District Judge William Ashworth said: "The two charges relate to a period of two to three minutes before the start of the Olympic 100m men's final on August 5 2012.

"Mr Gill-Webb quite deliberately looked over his right shoulder and then round to look over his left shoulder to see if anyone was watching him and then stepped for concealment behind other spectators.

"Satisfied that he was not under observation, he threw the bottle very close to the competitors who were listening for the starting gun."

"The video, in my view, quite clearly shows Mr Gill-Webb checking to see if he is under observation before taking the risk of throwing the bottle.

"I am sure that he was at that point weighing up the chances of being caught before throwing the bottle in an effort to disrupt the start of the race and put off Usain Bolt.

"I am sure, therefore, that he was at that point acting rationally and wrongly."

'Want you to lose'

The court heard Gill-Webb, who has bipolar affective disorder, managed to get into the Olympic Park and the stadium using an old ticket. But no ticket was found on him when he was detained by police.

He pushed his way through the crowd in the exclusive seating area close to the starting line from where he lobbed the bottle.

He was confronted by Dutch judo champion Edith Bosch after he threw the bottle. She heard him say "Bolt, I want you to lose", the court heard.

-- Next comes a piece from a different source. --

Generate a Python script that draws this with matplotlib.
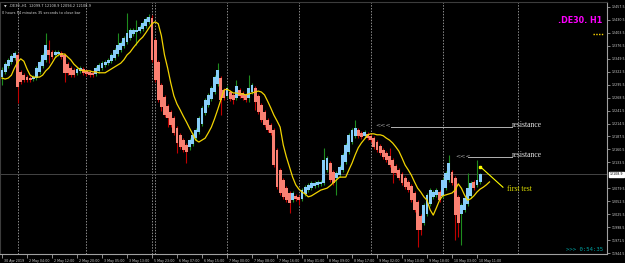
import matplotlib
matplotlib.use("Agg")
import matplotlib.pyplot as plt
import matplotlib.transforms as mtransforms

# Heiken Ashi bars, .DE30. H1
ha_open = [12311, 12322, 12334, 12342, 12351, 12357, 12322, 12315, 12311, 12309,
           12307, 12309, 12322, 12334, 12347, 12367, 12363, 12357, 12359, 12361,
           12357, 12338, 12330, 12326, 12320, 12324, 12328, 12324, 12322, 12320,
           12318, 12324, 12330, 12336, 12340, 12344, 12351, 12359, 12367, 12376,
           12384, 12392, 12401, 12405, 12407, 12411, 12417, 12426, 12434, 12388,
           12342, 12295, 12270, 12251, 12238, 12226, 12205, 12191, 12180, 12170,
           12166, 12172, 12184, 12197, 12214, 12236, 12253, 12266, 12280, 12297,
           12309, 12284, 12272, 12280, 12274, 12268, 12284, 12278, 12274, 12268,
           12280, 12288, 12272, 12253, 12238, 12222, 12211, 12201, 12159, 12118,
           12097, 12080, 12070, 12055, 12064, 12062, 12058, 12068, 12076, 12080,
           12085, 12087, 12089, 12091, 12118, 12132, 12114, 12101, 12107, 12118,
           12134, 12155, 12176, 12189, 12201, 12195, 12189, 12193, 12189, 12184,
           12176, 12168, 12159, 12153, 12147, 12139, 12126, 12118, 12110, 12101,
           12093, 12085, 12070, 12051, 12022, 12008, 12026, 12047, 12062, 12066,
           12072, 12064, 12080, 12097, 12114, 12101, 12062, 12026, 12035, 12047,
           12064, 12093, 12087, 12093]
ha_close = [12326, 12338, 12347, 12355, 12361, 12290, 12301, 12305, 12305, 12305,
            12311, 12330, 12342, 12357, 12378, 12357, 12353, 12363, 12363, 12353,
            12320, 12320, 12315, 12315, 12328, 12330, 12320, 12318, 12315, 12315,
            12330, 12336, 12340, 12342, 12347, 12357, 12367, 12378, 12382, 12392,
            12403, 12409, 12409, 12409, 12415, 12424, 12432, 12436, 12347, 12305,
            12263, 12249, 12232, 12226, 12211, 12195, 12174, 12166, 12159, 12155,
            12180, 12191, 12201, 12226, 12247, 12263, 12274, 12288, 12311, 12326,
            12263, 12268, 12288, 12266, 12263, 12293, 12272, 12268, 12263, 12288,
            12295, 12259, 12238, 12222, 12211, 12201, 12195, 12128, 12082, 12070,
            12062, 12055, 12049, 12070, 12058, 12055, 12076, 12082, 12087, 12091,
            12091, 12093, 12093, 12139, 12143, 12097, 12091, 12112, 12124, 12149,
            12170, 12191, 12201, 12205, 12189, 12186, 12197, 12184, 12180, 12166,
            12159, 12153, 12145, 12139, 12128, 12112, 12112, 12101, 12091, 12082,
            12076, 12055, 12035, 11993, 11993, 12045, 12066, 12076, 12072, 12076,
            12055, 12097, 12112, 12132, 12091, 12024, 12008, 12045, 12060, 12080,
            12091, 12080, 12097, 12108.9]
ha_high = [12332, 12342, 12351, 12359, 12365, 12361, 12326, 12319, 12315, 12313,
           12315, 12334, 12346, 12361, 12403, 12388, 12367, 12367, 12367, 12365,
           12361, 12342, 12334, 12330, 12332, 12334, 12332, 12328, 12326, 12324,
           12334, 12340, 12344, 12346, 12351, 12361, 12371, 12403, 12386, 12396,
           12444, 12413, 12413, 12430, 12419, 12428, 12436, 12442, 12440, 12392,
           12346, 12299, 12274, 12255, 12242, 12230, 12209, 12195, 12184, 12174,
           12184, 12195, 12205, 12230, 12251, 12267, 12278, 12292, 12315, 12340,
           12313, 12288, 12292, 12284, 12278, 12305, 12288, 12282, 12278, 12315,
           12299, 12292, 12276, 12257, 12242, 12226, 12215, 12205, 12163, 12122,
           12101, 12084, 12074, 12074, 12068, 12066, 12080, 12086, 12091, 12095,
           12095, 12097, 12097, 12164, 12147, 12136, 12118, 12116, 12128, 12153,
           12174, 12195, 12205, 12222, 12205, 12199, 12201, 12197, 12193, 12188,
           12180, 12172, 12163, 12157, 12164, 12143, 12130, 12122, 12114, 12105,
           12097, 12089, 12074, 12055, 12026, 12049, 12070, 12080, 12076, 12080,
           12076, 12101, 12116, 12149, 12118, 12105, 12066, 12049, 12064, 12112,
           12095, 12097, 12139, 12112]
ha_low = [12295, 12318, 12330, 12338, 12347, 12257, 12297, 12301, 12301, 12301,
          12303, 12305, 12318, 12330, 12343, 12340, 12349, 12353, 12355, 12349,
          12301, 12316, 12311, 12311, 12316, 12320, 12316, 12314, 12311, 12311,
          12314, 12320, 12326, 12332, 12336, 12340, 12347, 12355, 12363, 12372,
          12380, 12388, 12397, 12378, 12403, 12407, 12413, 12422, 12343, 12301,
          12259, 12240, 12228, 12207, 12207, 12191, 12153, 12162, 12155, 12132,
          12160, 12168, 12180, 12193, 12210, 12232, 12249, 12262, 12276, 12293,
          12232, 12264, 12268, 12262, 12255, 12264, 12268, 12264, 12259, 12260,
          12276, 12243, 12234, 12218, 12207, 12197, 12191, 12124, 12078, 12066,
          12058, 12051, 12028, 12051, 12054, 12045, 12054, 12064, 12072, 12076,
          12081, 12083, 12085, 12087, 12114, 12093, 12087, 12066, 12103, 12114,
          12130, 12151, 12172, 12185, 12185, 12182, 12185, 12180, 12176, 12162,
          12155, 12149, 12141, 12135, 12124, 12091, 12108, 12097, 12087, 12078,
          12072, 12051, 12031, 11958, 11983, 12004, 12022, 12043, 12058, 12062,
          12051, 12060, 12076, 12093, 12087, 11972, 11978, 11962, 12031, 12043,
          12060, 12076, 12083, 12089]

# moving average (shifted, runs a few bars past the last candle)
ma_line = [12309, 12307, 12309, 12315, 12330, 12342, 12349, 12344, 12328, 12315,
           12311, 12311, 12311, 12315, 12324, 12330, 12340, 12351, 12357, 12359,
           12359, 12353, 12347, 12338, 12332, 12326, 12324, 12324, 12324, 12322,
           12322, 12320, 12320, 12320, 12324, 12328, 12332, 12336, 12340, 12347,
           12357, 12363, 12372, 12380, 12388, 12394, 12403, 12413, 12422, 12426,
           12422, 12397, 12357, 12330, 12299, 12272, 12255, 12243, 12230, 12218,
           12205, 12193, 12180, 12176, 12180, 12184, 12195, 12207, 12224, 12243,
           12263, 12284, 12286, 12282, 12278, 12278, 12276, 12276, 12274, 12276,
           12278, 12280, 12282, 12280, 12274, 12261, 12247, 12232, 12220, 12207,
           12170, 12145, 12124, 12103, 12087, 12078, 12072, 12068, 12062, 12064,
           12068, 12072, 12076, 12078, 12080, 12085, 12091, 12097, 12103, 12103,
           12103, 12118, 12132, 12149, 12164, 12174, 12182, 12191, 12193, 12193,
           12191, 12191, 12189, 12184, 12180, 12174, 12166, 12157, 12143, 12128,
           12118, 12107, 12093, 12080, 12072, 12062, 12055, 12035, 12024, 12039,
           12055, 12064, 12066, 12068, 12070, 12076, 12089, 12080, 12066, 12055,
           12058, 12064, 12072, 12078, 12082, 12087, 12093]

tick_bars = list(range(0, 153, 8))
tick_labels = ["30 Apr 2019", "2 May 04:00", "2 May 12:00", "2 May 20:00", "3 May 05:00",
               "3 May 13:00", "5 May 23:00", "6 May 07:00", "6 May 15:00", "7 May 00:00",
               "7 May 08:00", "7 May 16:00", "8 May 01:00", "8 May 09:00", "8 May 17:00",
               "9 May 02:00", "9 May 10:00", "9 May 18:00", "10 May 03:00", "10 May 11:00"]
day_starts = [5, 27, 48, 49, 72, 95, 118, 141, 165]
price_ticks = [12457.5, 12430.5, 12403.5, 12376.5, 12349.5, 12322.5, 12295.5, 12268.5,
               12241.5, 12214.5, 12187.5, 12160.5, 12133.5, 12079.5, 12052.5, 12025.5,
               11998.5, 11971.5, 11944.5]
last_price = 12108.9

# drawn objects
res1 = (124.5, 163.2, 12208)
res2 = (149.1, 163.2, 12145)
first_test = ((153, 12125), (160.3, 12082))

UP_BODY = "#87cefa"
DN_BODY = "#fa8072"
UP_WICK = "#1e8c1e"
DN_WICK = "#c00000"

fig = plt.figure(figsize=(6.25, 2.63), dpi=100, facecolor="black")
ax = fig.add_axes([0.0, 0.0331, 0.9712, 0.9593], facecolor="black")

n = len(ha_close)
xs = list(range(n))
up = [ha_close[i] >= ha_open[i] for i in xs]

ax.vlines(xs, ha_low, ha_high, colors=[UP_WICK if u else DN_WICK for u in up],
          linewidth=0.8, zorder=2)
ax.bar(xs, [ha_close[i] - ha_open[i] for i in xs], bottom=ha_open, width=0.95,
       color=[UP_BODY if u else DN_BODY for u in up], linewidth=0, zorder=3)
ax.plot(range(len(ma_line)), ma_line, color="#f2d400", linewidth=0.9, zorder=4)

# period separators and bid line
for d in day_starts:
    ax.axvline(d, color="#8c8c8c", linewidth=0.7, linestyle=(0, (1.5, 1.5)), zorder=1)
ax.axhline(last_price, color="#505050", linewidth=0.6, zorder=1)

# resistance lines
for (x0, x1, y), arrow_x in [(res1, 119.6), (res2, 145.2)]:
    ax.plot([x0, x1], [y, y], color="#b4b4b4", linewidth=0.7, zorder=5)
    ax.text(arrow_x, y + 3, "<<<", color="#a8a8a8", fontsize=4.5, va="center",
            ha="left", family="DejaVu Sans", zorder=6)
    ax.text(x1 + 0.1, y + 4, "resistance", color="#e6e6e6", fontsize=5.5, va="center",
            ha="left", family="Liberation Serif", zorder=6)

(ax0, ay0), (ax1, ay1) = first_test
ax.plot([ax0, ax1], [ay0, ay1], color="#ffff00", linewidth=0.8, zorder=6)
ax.plot([ax0], [ay0], marker="s", markersize=2, color="#ffff00", zorder=6)
ax.text(ax1 + 1.2, ay1 - 4, "first test", color="#d8d800", fontsize=5.5, va="center",
        ha="left", family="Liberation Serif", zorder=6)

ax.set_xlim(-0.64, 193.6)
ax.set_ylim(11942.5, 12467.2)

# axes look
for side in ["left", "top"]:
    ax.spines[side].set_color("#3c3c3c")
for side in ["right", "bottom"]:
    ax.spines[side].set_color("#a0a0a0")
    ax.spines[side].set_linewidth(0.8)

ax.yaxis.tick_right()
ax.set_yticks(price_ticks)
ax.set_yticklabels([f"{p:.1f}" for p in price_ticks])
ax.tick_params(axis="y", colors="#a0a0a0", labelcolor="#d0d0d0", labelsize=2.3,
               length=2, width=0.6, pad=1.2)
ax.set_xticks(tick_bars)
ax.set_xticklabels(tick_labels)
ax.tick_params(axis="x", colors="#a0a0a0", labelcolor="#d0d0d0", labelsize=2.3,
               length=3, width=0.6, pad=0.4)
offset = mtransforms.ScaledTranslation(1.5 / 100, 0, fig.dpi_scale_trans)
for lbl in ax.get_xticklabels():
    lbl.set_ha("left")
    lbl.set_transform(lbl.get_transform() + offset)

# current price box on the scale
price_tr = mtransforms.blended_transform_factory(ax.transAxes, ax.transData)
ax.text(1.005, last_price, f"{last_price:.1f}", transform=price_tr, fontsize=2.3,
        color="black", va="center", ha="left", clip_on=False,
        bbox=dict(boxstyle="square,pad=0.2", facecolor="white", edgecolor="white"))

# chart texts
ax.text(0.006, 0.992, "\u25bc  .DE30.,H1  12099.7 12108.9 12094.2 12108.9",
        transform=ax.transAxes, fontsize=2.5, color="#d8d8d8", va="top", ha="left")
ax.text(0.004, 0.966, "0 hours 54 minutes 35 seconds to close bar",
        transform=ax.transAxes, fontsize=2.5, color="#d8d8d8", va="top", ha="left")
ax.text(0.992, 0.925, ".DE30. H1", transform=ax.transAxes, fontsize=5.8,
        fontweight="bold", color="#ff00ff", va="center", ha="right")
ax.plot([0.977, 0.993], [0.873, 0.873], transform=ax.transAxes, color="#ffd700",
        linewidth=1.0, linestyle=(0, (1, 1)))
ax.text(0.993, 0.018, ">>> 0:54:35", transform=ax.transAxes, fontsize=4.1,
        family="DejaVu Sans Mono", color="#00a8a8", va="center", ha="right")

fig.savefig("out.png", dpi=100, facecolor="black")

Other witnesses said he also shouted at other finalists, including Jamaican sprinter Yohan Blake and Justin Gatlin of the US.

Bolt eventually went on to win the race in 9.63 seconds.

Gill-Webb did not give evidence at the trial and had denied the offences. But his DNA was later found on the bottle.

Following the verdict David Robinson, Deputy Chief Crown Prosecutor for CPS London, said: "Gill-Webb's decision to throw a bottle on to the track at the men's 100m final was reckless and irresponsible.

"This incident came close to disrupting the most-watched event of the 2012 Olympic Games, which was broadcast to millions of people across the world and for which many athletes had trained for years".